What you need to do
Repeat, exactly and completely, the material that follows. Omit the pictures.
──────────────────────────────
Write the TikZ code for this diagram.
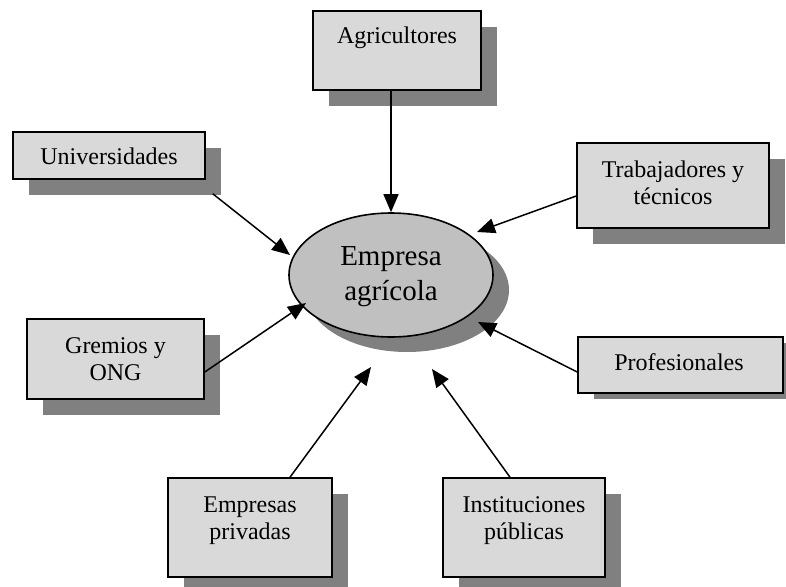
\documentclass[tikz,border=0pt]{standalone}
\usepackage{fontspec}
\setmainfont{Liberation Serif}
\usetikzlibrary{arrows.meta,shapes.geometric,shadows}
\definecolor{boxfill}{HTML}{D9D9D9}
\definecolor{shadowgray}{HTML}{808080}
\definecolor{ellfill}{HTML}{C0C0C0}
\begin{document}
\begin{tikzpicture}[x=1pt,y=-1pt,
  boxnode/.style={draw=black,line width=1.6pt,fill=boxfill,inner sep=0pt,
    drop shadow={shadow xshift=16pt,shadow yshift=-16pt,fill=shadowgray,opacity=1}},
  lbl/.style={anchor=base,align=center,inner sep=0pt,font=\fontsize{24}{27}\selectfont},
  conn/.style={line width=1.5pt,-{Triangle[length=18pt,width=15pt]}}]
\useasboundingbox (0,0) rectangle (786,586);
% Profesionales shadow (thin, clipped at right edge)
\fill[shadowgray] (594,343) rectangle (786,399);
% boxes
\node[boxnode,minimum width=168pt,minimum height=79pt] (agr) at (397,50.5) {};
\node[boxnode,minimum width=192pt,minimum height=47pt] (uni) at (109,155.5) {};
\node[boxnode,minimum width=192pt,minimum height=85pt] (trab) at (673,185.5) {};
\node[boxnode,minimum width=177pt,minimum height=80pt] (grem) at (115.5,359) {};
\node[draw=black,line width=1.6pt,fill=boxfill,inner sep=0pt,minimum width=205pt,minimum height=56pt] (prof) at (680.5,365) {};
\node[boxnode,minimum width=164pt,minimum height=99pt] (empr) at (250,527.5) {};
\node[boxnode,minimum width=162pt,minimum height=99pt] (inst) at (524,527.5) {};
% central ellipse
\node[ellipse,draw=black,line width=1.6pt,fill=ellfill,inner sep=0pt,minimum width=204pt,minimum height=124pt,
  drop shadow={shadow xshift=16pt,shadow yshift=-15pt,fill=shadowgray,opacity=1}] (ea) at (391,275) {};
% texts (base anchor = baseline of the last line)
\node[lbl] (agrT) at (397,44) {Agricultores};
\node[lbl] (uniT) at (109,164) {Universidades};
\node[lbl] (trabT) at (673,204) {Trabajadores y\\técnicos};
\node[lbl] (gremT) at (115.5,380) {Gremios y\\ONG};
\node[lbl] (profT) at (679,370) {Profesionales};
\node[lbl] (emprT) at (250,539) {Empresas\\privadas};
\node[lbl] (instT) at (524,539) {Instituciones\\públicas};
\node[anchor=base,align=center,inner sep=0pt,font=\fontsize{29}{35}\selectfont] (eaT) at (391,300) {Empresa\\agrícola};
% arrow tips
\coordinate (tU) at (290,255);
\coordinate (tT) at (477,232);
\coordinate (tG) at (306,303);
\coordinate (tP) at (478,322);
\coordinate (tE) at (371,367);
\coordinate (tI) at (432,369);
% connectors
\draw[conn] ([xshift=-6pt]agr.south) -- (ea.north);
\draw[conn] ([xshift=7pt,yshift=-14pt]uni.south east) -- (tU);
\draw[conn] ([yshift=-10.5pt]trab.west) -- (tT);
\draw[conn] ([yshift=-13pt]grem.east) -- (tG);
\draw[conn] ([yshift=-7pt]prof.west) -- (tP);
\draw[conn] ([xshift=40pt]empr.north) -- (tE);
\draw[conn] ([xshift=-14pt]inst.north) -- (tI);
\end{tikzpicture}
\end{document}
──────────────────────────────
Full response
Write the TikZ code for this diagram.
\documentclass[tikz,border=0pt]{standalone}
\usepackage{fontspec}
\setmainfont{Liberation Serif}
\usetikzlibrary{arrows.meta,shapes.geometric,shadows}
\definecolor{boxfill}{HTML}{D9D9D9}
\definecolor{shadowgray}{HTML}{808080}
\definecolor{ellfill}{HTML}{C0C0C0}
\begin{document}
\begin{tikzpicture}[x=1pt,y=-1pt,
  boxnode/.style={draw=black,line width=1.6pt,fill=boxfill,inner sep=0pt,
    drop shadow={shadow xshift=16pt,shadow yshift=-16pt,fill=shadowgray,opacity=1}},
  lbl/.style={anchor=base,align=center,inner sep=0pt,font=\fontsize{24}{27}\selectfont},
  conn/.style={line width=1.5pt,-{Triangle[length=18pt,width=15pt]}}]
\useasboundingbox (0,0) rectangle (786,586);
% Profesionales shadow (thin, clipped at right edge)
\fill[shadowgray] (594,343) rectangle (786,399);
% boxes
\node[boxnode,minimum width=168pt,minimum height=79pt] (agr) at (397,50.5) {};
\node[boxnode,minimum width=192pt,minimum height=47pt] (uni) at (109,155.5) {};
\node[boxnode,minimum width=192pt,minimum height=85pt] (trab) at (673,185.5) {};
\node[boxnode,minimum width=177pt,minimum height=80pt] (grem) at (115.5,359) {};
\node[draw=black,line width=1.6pt,fill=boxfill,inner sep=0pt,minimum width=205pt,minimum height=56pt] (prof) at (680.5,365) {};
\node[boxnode,minimum width=164pt,minimum height=99pt] (empr) at (250,527.5) {};
\node[boxnode,minimum width=162pt,minimum height=99pt] (inst) at (524,527.5) {};
% central ellipse
\node[ellipse,draw=black,line width=1.6pt,fill=ellfill,inner sep=0pt,minimum width=204pt,minimum height=124pt,
  drop shadow={shadow xshift=16pt,shadow yshift=-15pt,fill=shadowgray,opacity=1}] (ea) at (391,275) {};
% texts (base anchor = baseline of the last line)
\node[lbl] (agrT) at (397,44) {Agricultores};
\node[lbl] (uniT) at (109,164) {Universidades};
\node[lbl] (trabT) at (673,204) {Trabajadores y\\técnicos};
\node[lbl] (gremT) at (115.5,380) {Gremios y\\ONG};
\node[lbl] (profT) at (679,370) {Profesionales};
\node[lbl] (emprT) at (250,539) {Empresas\\privadas};
\node[lbl] (instT) at (524,539) {Instituciones\\públicas};
\node[anchor=base,align=center,inner sep=0pt,font=\fontsize{29}{35}\selectfont] (eaT) at (391,300) {Empresa\\agrícola};
% arrow tips
\coordinate (tU) at (290,255);
\coordinate (tT) at (477,232);
\coordinate (tG) at (306,303);
\coordinate (tP) at (478,322);
\coordinate (tE) at (371,367);
\coordinate (tI) at (432,369);
% connectors
\draw[conn] ([xshift=-6pt]agr.south) -- (ea.north);
\draw[conn] ([xshift=7pt,yshift=-14pt]uni.south east) -- (tU);
\draw[conn] ([yshift=-10.5pt]trab.west) -- (tT);
\draw[conn] ([yshift=-13pt]grem.east) -- (tG);
\draw[conn] ([yshift=-7pt]prof.west) -- (tP);
\draw[conn] ([xshift=40pt]empr.north) -- (tE);
\draw[conn] ([xshift=-14pt]inst.north) -- (tI);
\end{tikzpicture}
\end{document}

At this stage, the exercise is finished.